Source code of charts
# # # #
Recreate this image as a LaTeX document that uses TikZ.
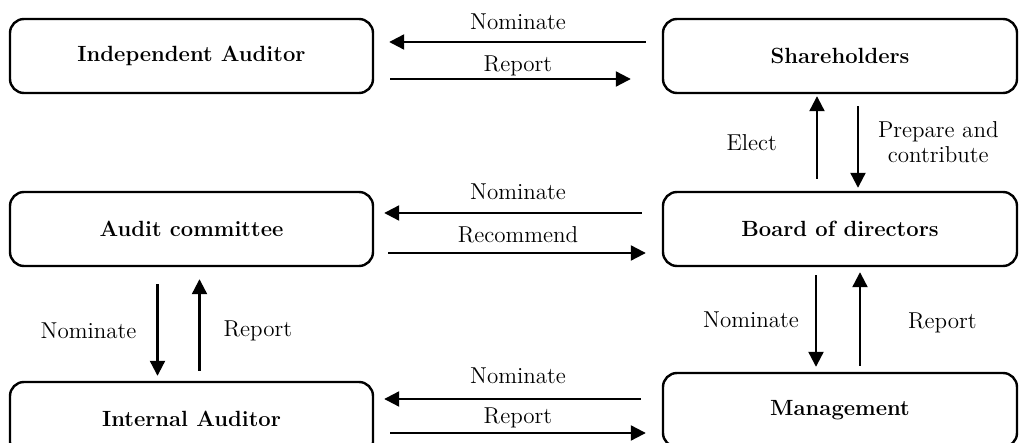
\documentclass[tikz,border=0pt]{standalone}
\usepackage{tikz}
\usetikzlibrary{positioning,arrows.meta,calc}
\tikzset{
  caja/.style={rectangle, rounded corners=7pt, draw=black, line width=1.2pt,
    minimum width=181.5pt, minimum height=37pt, inner sep=0pt,
    font=\fontsize{11}{13}\selectfont\bfseries},
  flecha/.style={-{Triangle[length=7.5pt,width=7.5pt]}, line width=1.1pt},
  etq/.style={font=\fontsize{11.5}{12.5}\selectfont, align=center, inner sep=0pt},
}
\begin{document}
\begin{tikzpicture}[x=0.5pt,y=-0.5pt]
  \useasboundingbox (0,0) rectangle (1019,443);
  \node[caja] (ea) at (191.5,56) {Independent Auditor};
  \node[caja, minimum width=177pt] (acc) at (840,56) {Shareholders};
  \node[caja] (ca) at (191.5,229) {Audit committee};
  \node[caja, minimum width=177pt] (jd) at (840,229) {Board of directors};
  \node[caja] (ai) at (191.5,419) {Internal Auditor};
  \node[caja, minimum width=177pt] (ge) at (840,410) {Management};
  % fila superior
  \draw[flecha, shorten <=8pt, shorten >=7.5pt] ([yshift=7pt]acc.west) -- ([yshift=7pt]acc.west -| ea.east)
    node[etq, midway, anchor=base, yshift=6pt] {Nominate};
  \draw[flecha, shorten <=8pt, shorten >=15.5pt] ([yshift=-11.5pt]ea.east) -- ([yshift=-11.5pt]ea.east -| acc.west)
    node[etq, midway, anchor=base, yshift=3.6pt] {Report};
  % fila central
  \draw[flecha, shorten <=10pt, shorten >=5pt] ([yshift=8pt]jd.west) -- ([yshift=8pt]jd.west -| ca.east)
    node[etq, midway, anchor=base, yshift=6.5pt] {Nominate};
  \draw[flecha, shorten <=7pt, shorten >=8pt] ([yshift=-12pt]ca.east) -- ([yshift=-12pt]ca.east -| jd.west)
    node[etq, midway, anchor=base, yshift=5pt] {Recommend};
  % fila inferior
  \draw[flecha, shorten <=10.5pt, shorten >=5pt] ([yshift=5.5pt]ge.west) -- ([yshift=5.5pt]ge.west -| ai.east)
    node[etq, midway, anchor=base, yshift=7.5pt] {Nominate};
  \draw[flecha, shorten <=8pt, shorten >=8pt] ([yshift=-11.5pt]ge.west -| ai.east) -- ([yshift=-11.5pt]ge.west)
    node[etq, midway, anchor=base, yshift=4.5pt] {Report};
  % verticales
  \draw[flecha, shorten <=6pt, shorten >=1pt] ([xshift=-11.5pt]jd.north) -- ([xshift=-11.5pt]jd.north |- acc.south)
    node[etq, midway, left=19.5pt] {Elect};
  \draw[flecha, shorten <=6pt, shorten >=1.5pt] ([xshift=9pt]acc.south) -- ([xshift=9pt]acc.south |- jd.north)
    node[etq, midway, right=9.5pt] {Prepare and\\contribute};
  \draw[flecha, shorten <=8.5pt, shorten >=2.5pt] ([xshift=-17pt]ca.south) -- ([xshift=-17pt]ca.south |- ai.north)
    node[etq, midway, left=10pt, yshift=-3.5pt] {Nominate};
  \draw[flecha, shorten <=5pt, shorten >=6pt] ([xshift=4pt]ca.south |- ai.north) -- ([xshift=4pt]ca.south)
    node[etq, midway, right=11.5pt, yshift=-3.5pt] {Report};
  \draw[flecha, shorten <=4pt, shorten >=2.5pt] ([xshift=-12pt]jd.south) -- ([xshift=-12pt]jd.south |- ge.north)
    node[etq, midway, left=8pt] {Nominate};
  \draw[flecha, shorten <=3pt, shorten >=2.5pt] ([xshift=10pt]jd.south |- ge.north) -- ([xshift=10pt]jd.south)
    node[etq, midway, right=23.5pt, yshift=-1.5pt] {Report};
\end{tikzpicture}
\end{document}
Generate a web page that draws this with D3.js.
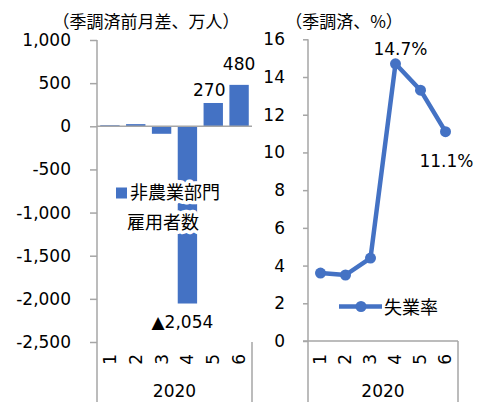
<!DOCTYPE html>
<html><head><meta charset="utf-8">
<script src="https://cdn.jsdelivr.net/npm/d3@7"></script>
<style>
body{margin:0;background:#fff;}
text{font-family:"DejaVu Sans","Noto Sans CJK JP",sans-serif;fill:#000;}
.cjk{font-family:"Noto Sans CJK JP","DejaVu Sans",sans-serif;}
</style></head>
<body>
<svg id="c" width="480" height="402"></svg>
<script>
const months = ["1","2","3","4","5","6"];
const yearLabel = "2020";
const payrolls = [12, 25, -87, -2054, 270, 480];
const unemployment = [3.6, 3.5, 4.4, 14.7, 13.3, 11.1];
const leftTicks = [1000, 500, 0, -500, -1000, -1500, -2000, -2500];
const rightTicks = [0, 2, 4, 6, 8, 10, 12, 14, 16];
const leftTitle = "（季調済前月差、万人）";
const rightTitle = "（季調済、%）";
const barLegend = ["非農業部門", "雇用者数"];
const lineLegend = "失業率";

const svg = d3.select("#c");
const blue = "#4472C4", gray = "#A6A6A6";
const fmt = v => d3.format(",")(v).replace("−","-");

// ---------- Left chart ----------
const xL = d3.scaleBand().domain(months).range([97, 252]).paddingInner(0.25).paddingOuter(0.125);
const yL = d3.scaleLinear().domain([-2500, 1000]).range([342, 40]);

svg.append("text").attr("class","cjk").attr("x",146).attr("y",28)
  .attr("text-anchor","middle").attr("font-size",17).text(leftTitle);

const axL = svg.append("g").attr("transform","translate(97,0)")
  .call(d3.axisLeft(yL).tickValues(leftTicks).tickSize(7).tickPadding(19).tickFormat(fmt));
axL.select(".domain").remove();
axL.selectAll(".tick line").attr("stroke",gray).attr("stroke-width",1.5);
axL.selectAll(".tick text").attr("font-size",17).attr("fill","#000")
  .style("font-family","DejaVu Sans");

svg.append("g").selectAll("rect").data(payrolls).join("rect")
  .attr("x",(d,i)=>xL(months[i])).attr("width",xL.bandwidth())
  .attr("y",d=>yL(Math.max(0,d))).attr("height",d=>Math.abs(yL(d)-yL(0)))
  .attr("fill",blue);

// axis lines
svg.append("line").attr("x1",97).attr("x2",97).attr("y1",yL(1000)).attr("y2",402)
  .attr("stroke",gray).attr("stroke-width",1.5);
svg.append("line").attr("x1",97).attr("x2",252).attr("y1",yL(0)).attr("y2",yL(0))
  .attr("stroke",gray).attr("stroke-width",1.5);
svg.append("line").attr("x1",252).attr("x2",252).attr("y1",yL(-2500)).attr("y2",402)
  .attr("stroke",gray).attr("stroke-width",1.5);

// bar labels
svg.append("text").attr("x",xL("5")+xL.bandwidth()/2-4).attr("y",yL(payrolls[4])-6.5)
  .attr("text-anchor","middle").attr("font-size",17).text(fmt(payrolls[4]));
svg.append("text").attr("x",xL("6")+xL.bandwidth()/2).attr("y",yL(payrolls[5])-15)
  .attr("text-anchor","middle").attr("font-size",17).text(fmt(payrolls[5]));
svg.append("text").attr("x",xL("4")+xL.bandwidth()/2-5).attr("y",yL(payrolls[3])+24.5)
  .attr("text-anchor","middle").attr("font-size",17).text("▲"+fmt(Math.abs(payrolls[3])));

// category labels
svg.append("g").selectAll("text").data(months).join("text")
  .attr("transform",d=>`translate(${xL(d)+xL.bandwidth()/2},354) rotate(-90)`)
  .attr("text-anchor","end").attr("dy","0.35em").attr("font-size",17).text(d=>d);
svg.append("text").attr("x",174.5).attr("y",397).attr("text-anchor","middle")
  .attr("font-size",17).text(yearLabel);

// legend (bars)
svg.append("rect").attr("x",116).attr("y",187.5).attr("width",11).attr("height",11).attr("fill",blue);
svg.append("g").selectAll("text").data(barLegend).join("text").attr("class","cjk")
  .attr("x",(d,i)=>i===0?130:127).attr("y",(d,i)=>198.5+i*30)
  .attr("font-size",18)
  .attr("stroke","#fff").attr("stroke-width",7).attr("stroke-linejoin","round")
  .attr("paint-order","stroke").text(d=>d);

// ---------- Right chart ----------
const xR = d3.scaleBand().domain(months).range([308, 458]);
const yR = d3.scaleLinear().domain([0, 16]).range([341, 39.3]);

svg.append("text").attr("class","cjk").attr("x",344).attr("y",28)
  .attr("text-anchor","middle").attr("font-size",17).text(rightTitle);

const axR = svg.append("g").attr("transform","translate(308,0)")
  .call(d3.axisLeft(yR).tickValues(rightTicks).tickSize(5).tickPadding(18));
axR.select(".domain").remove();
axR.selectAll(".tick line").attr("stroke",gray).attr("stroke-width",1.5);
axR.selectAll(".tick text").attr("font-size",17).attr("fill","#000")
  .style("font-family","DejaVu Sans");

svg.append("line").attr("x1",308).attr("x2",308).attr("y1",yR(16)).attr("y2",402)
  .attr("stroke",gray).attr("stroke-width",1.5);
svg.append("line").attr("x1",303).attr("x2",458).attr("y1",yR(0)).attr("y2",yR(0))
  .attr("stroke",gray).attr("stroke-width",1.5);
svg.append("line").attr("x1",458).attr("x2",458).attr("y1",yR(0)).attr("y2",402)
  .attr("stroke",gray).attr("stroke-width",1.5);

const cxR = (d,i)=>xR(months[i])+xR.bandwidth()/2;
svg.append("path").datum(unemployment)
  .attr("d",d3.line().x(cxR).y(d=>yR(d)))
  .attr("fill","none").attr("stroke",blue).attr("stroke-width",4.5).attr("stroke-linejoin","round");
svg.append("g").selectAll("circle").data(unemployment).join("circle")
  .attr("cx",cxR).attr("cy",d=>yR(d)).attr("r",5.5).attr("fill",blue);

svg.append("text").attr("x",cxR(0,3)+5).attr("y",yR(unemployment[3])-9)
  .attr("text-anchor","middle").attr("font-size",17).text(unemployment[3].toFixed(1)+"%");
svg.append("text").attr("x",cxR(0,5)+1).attr("y",yR(unemployment[5])+35)
  .attr("text-anchor","middle").attr("font-size",17).text(unemployment[5].toFixed(1)+"%");

svg.append("g").selectAll("text").data(months).join("text")
  .attr("transform",d=>`translate(${xR(d)+xR.bandwidth()/2},354) rotate(-90)`)
  .attr("text-anchor","end").attr("dy","0.35em").attr("font-size",17).text(d=>d);
svg.append("text").attr("x",383).attr("y",397).attr("text-anchor","middle")
  .attr("font-size",17).text(yearLabel);

// legend (line)
svg.append("line").attr("x1",339).attr("x2",382).attr("y1",306.5).attr("y2",306.5)
  .attr("stroke",blue).attr("stroke-width",4.5);
svg.append("circle").attr("cx",361).attr("cy",306.5).attr("r",5.5).attr("fill",blue);
svg.append("text").attr("class","cjk").attr("x",384).attr("y",314)
  .attr("font-size",18).text(lineLegend);
</script>
</body></html>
# # # #
- AIM OF THE EXERCISE -
Pick out all the lines with the word "that" in them and copy them.

- THE RESULT -
Recreate this image as a LaTeX document that uses TikZ.
Generate a web page that draws this with D3.js.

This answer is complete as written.